A screenshot from the widely dispersed video of Officer Daniel Pantaleo’s hold on Eric Garner  

By Lucas Manfield and Olivia Eubanks

The 51st anniversary of Martin Luther King’s assassination took a painful turn for some New Yorkers on Thursday as surprise news arrived that an NYPD surgeon would testify on behalf of the officer accused of using excessive force in the 2014 death of Eric Garner.

Garner’s last words—“I can’t breathe”—became a rallying point for the Black Lives Matter movement across the country. He died following a takedown by police on July 17, 2014 that was videotaped by a passerby and went viral. Witnesses said that the officer, Daniel Pantaleo, had used a chokehold, a prohibited maneuver in the NYPD. A Staten Island Grand Jury declined to indict him, but Pantaleo faces NYPD disciplinary proceedings on May 13, with his job at stake.

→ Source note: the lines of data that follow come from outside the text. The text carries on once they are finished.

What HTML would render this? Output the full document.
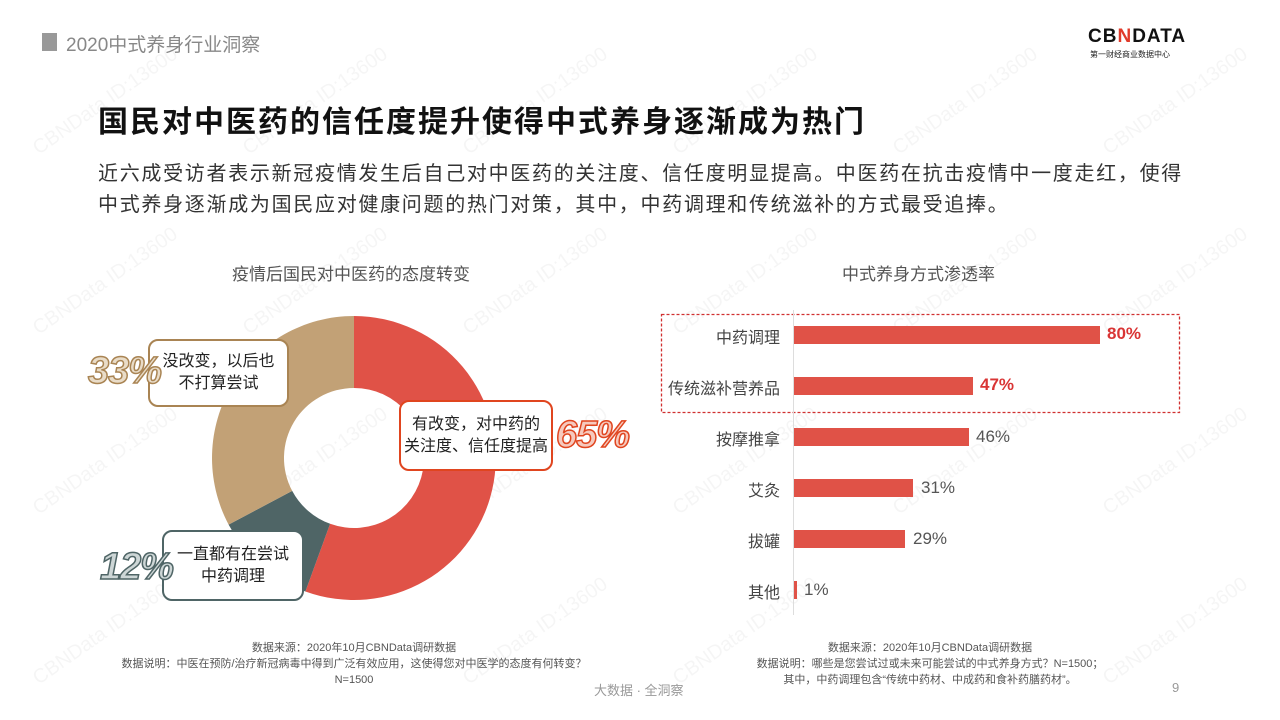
<!DOCTYPE html>
<html><head><meta charset="utf-8"><style>
body{margin:0;width:1280px;height:720px;background:#fff;font-family:"Liberation Sans","Noto Sans CJK SC",sans-serif;position:relative;overflow:hidden;color:#333}
.a{position:absolute;white-space:nowrap}
.wm{position:absolute;color:#000;opacity:.035;font-size:20px;transform:rotate(-35deg);white-space:nowrap}
.pct{position:absolute;font-style:italic;font-weight:bold;font-size:38px;font-family:"Liberation Sans",sans-serif;color:#fff;-webkit-text-stroke:1.5px;letter-spacing:-1px}
.box{position:absolute;background:#fff;border-radius:10px;border:2px solid;box-sizing:border-box;font-size:16px;color:#222;text-align:center;line-height:22px;display:flex;align-items:center;justify-content:center}
.lbl{position:absolute;right:500px;font-size:16px;color:#444}
.bar{position:absolute;left:794px;height:18px;background:#e05247}
.v{position:absolute;font-size:17px;color:#555}
</style></head><body>
<div class="wm" style="left:20px;top:90px">CBNData ID:13600</div>
<div class="wm" style="left:230px;top:90px">CBNData ID:13600</div>
<div class="wm" style="left:450px;top:90px">CBNData ID:13600</div>
<div class="wm" style="left:660px;top:90px">CBNData ID:13600</div>
<div class="wm" style="left:880px;top:90px">CBNData ID:13600</div>
<div class="wm" style="left:1090px;top:90px">CBNData ID:13600</div>
<div class="wm" style="left:20px;top:270px">CBNData ID:13600</div>
<div class="wm" style="left:230px;top:270px">CBNData ID:13600</div>
<div class="wm" style="left:450px;top:270px">CBNData ID:13600</div>
<div class="wm" style="left:660px;top:270px">CBNData ID:13600</div>
<div class="wm" style="left:880px;top:270px">CBNData ID:13600</div>
<div class="wm" style="left:1090px;top:270px">CBNData ID:13600</div>
<div class="wm" style="left:20px;top:450px">CBNData ID:13600</div>
<div class="wm" style="left:230px;top:450px">CBNData ID:13600</div>
<div class="wm" style="left:450px;top:450px">CBNData ID:13600</div>
<div class="wm" style="left:660px;top:450px">CBNData ID:13600</div>
<div class="wm" style="left:880px;top:450px">CBNData ID:13600</div>
<div class="wm" style="left:1090px;top:450px">CBNData ID:13600</div>
<div class="wm" style="left:20px;top:620px">CBNData ID:13600</div>
<div class="wm" style="left:450px;top:620px">CBNData ID:13600</div>
<div class="wm" style="left:660px;top:620px">CBNData ID:13600</div>
<div class="wm" style="left:1090px;top:620px">CBNData ID:13600</div>

<div class="a" style="left:42px;top:33px;width:15px;height:18px;background:#999"></div>
<div class="a" style="left:66px;top:30px;font-size:19px;color:#888">2020中式养身行业洞察</div>
<div class="a" style="left:1088px;top:26px;font-size:19px;font-weight:bold;color:#111;letter-spacing:1px">CB<span style="color:#e03a2a">N</span>DATA</div>
<div class="a" style="left:1090px;top:49px;font-size:8px;color:#222">第一财经商业数据中心</div>

<div class="a" style="left:98px;top:97px;font-size:30px;font-weight:bold;color:#111;letter-spacing:2px">国民对中医药的信任度提升使得中式养身逐渐成为热门</div>
<div class="a" style="left:98px;top:159px;font-size:20px;line-height:31px;color:#333;letter-spacing:1.7px">近六成受访者表示新冠疫情发生后自己对中医药的关注度、信任度明显提高。中医药在抗击疫情中一度走红，使得<br>中式养身逐渐成为国民应对健康问题的热门对策，其中，中药调理和传统滋补的方式最受追捧。</div>

<div class="a" style="left:232px;top:260px;font-size:17px;color:#555">疫情后国民对中医药的态度转变</div>
<div class="a" style="left:842px;top:260px;font-size:17px;color:#555">中式养身方式渗透率</div>

<svg class="a" style="left:0;top:0" width="1280" height="720">
<path d="M354,316 A142,142 0 1 1 305.4,591.5 L330.1,523.8 A70,70 0 1 0 354,388 Z" fill="#e05247"/>
<path d="M305.4,591.5 A142,142 0 0 1 228.6,524.6 L292.2,490.9 A70,70 0 0 0 330.1,523.8 Z" fill="#4f6566"/>
<path d="M228.6,524.6 A142,142 0 0 1 354,316 L354,388 A70,70 0 0 0 292.2,490.9 Z" fill="#c2a176"/>
<rect x="661.5" y="314.5" width="518" height="98" fill="none" stroke="#d03030" stroke-width="1.3" stroke-dasharray="3,2"/>
<line x1="793.5" y1="310" x2="793.5" y2="615" stroke="#ddd" stroke-width="1"/>
</svg>

<div class="box" style="left:148px;top:339px;width:141px;height:68px;border-color:#a98453">没改变，以后也<br>不打算尝试</div>
<div class="box" style="left:399px;top:400px;width:154px;height:71px;border-color:#e0451f">有改变，对中药的<br>关注度、信任度提高</div>
<div class="box" style="left:162px;top:530px;width:142px;height:71px;border-color:#4f6566">一直都有在尝试<br>中药调理</div>
<div class="pct" style="left:88px;top:350px;-webkit-text-stroke-color:#a98453;color:#e9dcc8">33%</div>
<div class="pct" style="left:556px;top:414px;-webkit-text-stroke-color:#e0451f;color:#f6c9bd">65%</div>
<div class="pct" style="left:100px;top:546px;-webkit-text-stroke-color:#4f6566;color:#cdd6d6">12%</div>

<div class="lbl" style="top:324px">中药调理</div>
<div class="lbl" style="top:375px">传统滋补营养品</div>
<div class="lbl" style="top:426px">按摩推拿</div>
<div class="lbl" style="top:477px">艾灸</div>
<div class="lbl" style="top:528px">拔罐</div>
<div class="lbl" style="top:579px">其他</div>
<div class="bar" style="top:326px;width:306px"></div>
<div class="bar" style="top:377px;width:179px"></div>
<div class="bar" style="top:428px;width:175px"></div>
<div class="bar" style="top:479px;width:119px"></div>
<div class="bar" style="top:530px;width:111px"></div>
<div class="bar" style="top:581px;width:3px"></div>
<div class="v" style="left:1107px;top:324px;color:#d93535;font-weight:bold">80%</div>
<div class="v" style="left:980px;top:375px;color:#d93535;font-weight:bold">47%</div>
<div class="v" style="left:976px;top:427px">46%</div>
<div class="v" style="left:921px;top:478px">31%</div>
<div class="v" style="left:913px;top:529px">29%</div>
<div class="v" style="left:804px;top:580px">1%</div>

<div class="a" style="left:0;width:708px;top:640px;text-align:center;font-size:11px;line-height:16px;color:#555">数据来源：2020年10月CBNData调研数据<br>数据说明：中医在预防/治疗新冠病毒中得到广泛有效应用，这使得您对中医学的态度有何转变？<br>N=1500</div>
<div class="a" style="left:730px;top:640px;font-size:11px;line-height:16px;color:#555;text-align:center;width:400px">数据来源：2020年10月CBNData调研数据<br>数据说明：哪些是您尝试过或未来可能尝试的中式养身方式？N=1500；<br>其中，中药调理包含“传统中药材、中成药和食补药膳药材”。</div>
<div class="a" style="left:594px;top:680px;font-size:13px;color:#999">大数据 · 全洞察</div>
<div class="a" style="left:1172px;top:680px;font-size:13px;color:#999">9</div>
</body></html>
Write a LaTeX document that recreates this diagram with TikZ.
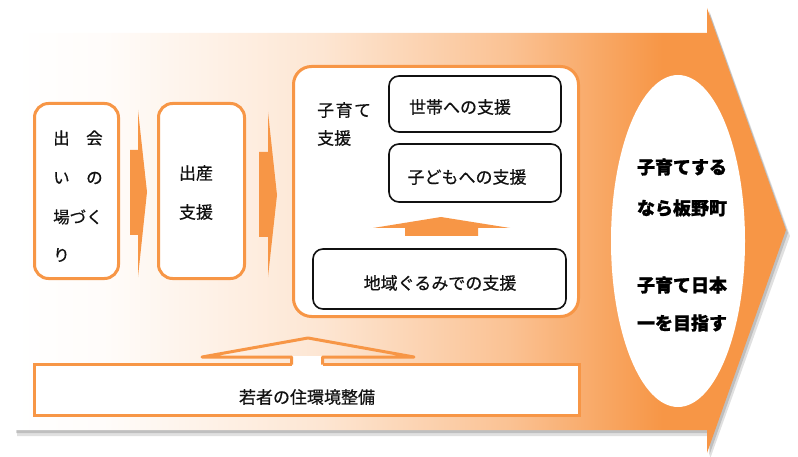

It was in a pretrial hearing in that case that the news came that Eli Kleinman, the NYPD’s Chief Surgeon since 2003, had determined that Pantaleo did not use a chokehold, according to the officer’s lawyer, Stu London. The Daily News reported that Kleinman, a hematologist, determined that Garner had no injuries associated with a chokehold and that Garner’s health was a factor in his death. He was obese and had asthma.

The chokehold, which the NYPD’s Patrol Guide defines as “pressure to the throat” that “hinders breathing,” has been prohibited since 1993, when it was forbidden in response to a rise in police custody deaths. The Patrolmen’s Benefit Association, the police union, has argued that the maneuver Pantaleo used to incapacitate Garner was something different, a “seat belt” takedown, and an appropriate response in the situation.

This would contradict the finding of a New York City medical examiner who issued a report in August, 2014, ruling Garner’s death a “homicide” due to “compression of neck (choke hold).” And it appeared that way to some who have viewed the video. “What nonsense,” wrote Queens councilman Rory Lancman on Twitter. “We all saw the video. It was a chokehold.

Activists reacted with anger. Hawk Newsome, president of Black Lives Matter, was reached minutes after he had heard the news. “This is a slap in the face to the black and brown citizens of NYC,” he said.

Black Twitter quickly fired up over the news.

Some hoped the reaction goes beyond social media. “This should not be another hashtag… people need to stand with us” said Angelique Kearse, wife of Andrew Kearse, who died in the back of a police car in Schenectady. According to the Daily News, the state Attorney General’s office is investigating whether the officers in the car should have taken Kearse to the hospital when he had trouble breathing.